Non è tanto la violenza grafica in sè (teste sfondate a legnate, mani inchiodate, grafettatrici all'opera sul torso dei carnefici, pugnalate) ma è proprio la dimensione sudaticcia e sporchissima ad avvolgere questo opus zombiano, dove tutti sono dei gran bastardi e non si risparmia niente e nessuno.

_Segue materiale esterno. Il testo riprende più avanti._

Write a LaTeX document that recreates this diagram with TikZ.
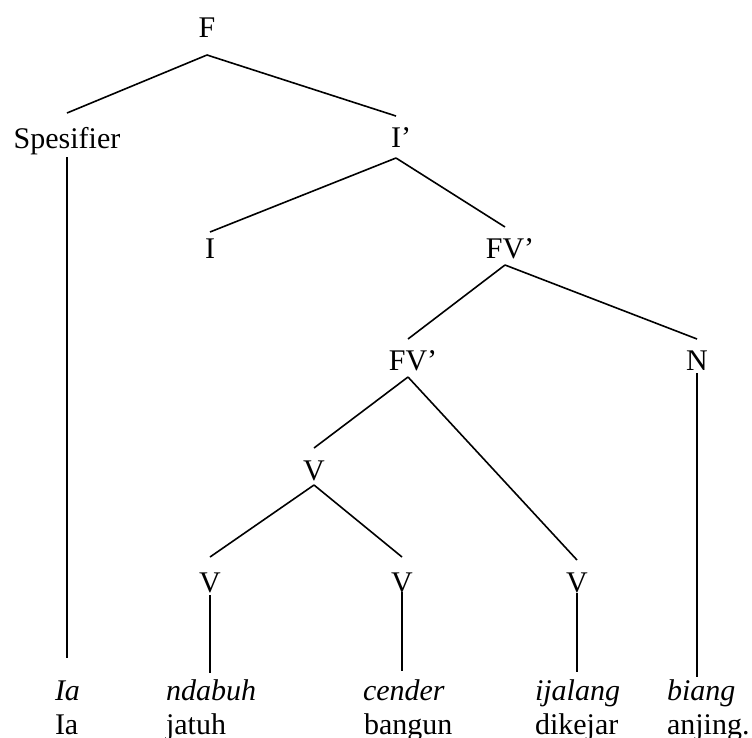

Un divertente battibecco cinefilo post tarantiniano-che, però, mutua in un assolo molto zombiano, (il critico cinematografico che ama i fratelli Marx contro lo sceriffo di Forsythe che idolatra Elvis), Capitan Spaulding che prende a cazzotti le mamme (P.J.Soles) davanti ai figlioletti, Sheri Moon che non sculetta più come un'oca ma da prova di essere anche un'ottima attrice (tutta la parte dello schiaffo e del "sparami sul sederino" nella stanza del motel), e la simpatia zombiana per le prostitute, i papponi e la gente che vive nel disagio ai margini della società, come sarà la straordinaria prima parte in famiglia Myers del suo primo
Halloween.
Poi quell'estasiatico momento di giustizia sommaria da parte di un'invasato William Forsythe , che sta tra
Winner,
Monicelli e i nostri commissari di ferro, di quel cinema reazionario tanto caro a Clint Eastwood e a Don Siegel, dei vigilante
lustighiani e
glickenhausiani, del sadismo occhio per occhio e dente per dente (la caccia notturna, tra le vacche, a Sheri Moon è un'altro gran pezzo di cinema), dove lo spirito incarnato della vendetta sommaria ha fatto fremere di goduria il sottoscritto nella stessa maniera in cui la Kidman massacrava gli abitanti di
Dogville o i marines accoppavano la cecchina viet di
Full metal jacket.
Bellissimi, poi, i titoli di coda tra vallate, strade deserte e cieli azzurri verso l'infinito delle grandi distese americane dall'ampio respiro fordiano.
Senza altro indugiare, per chi scrive, il capolavoro della maturità di Robert Bartleh Cummings.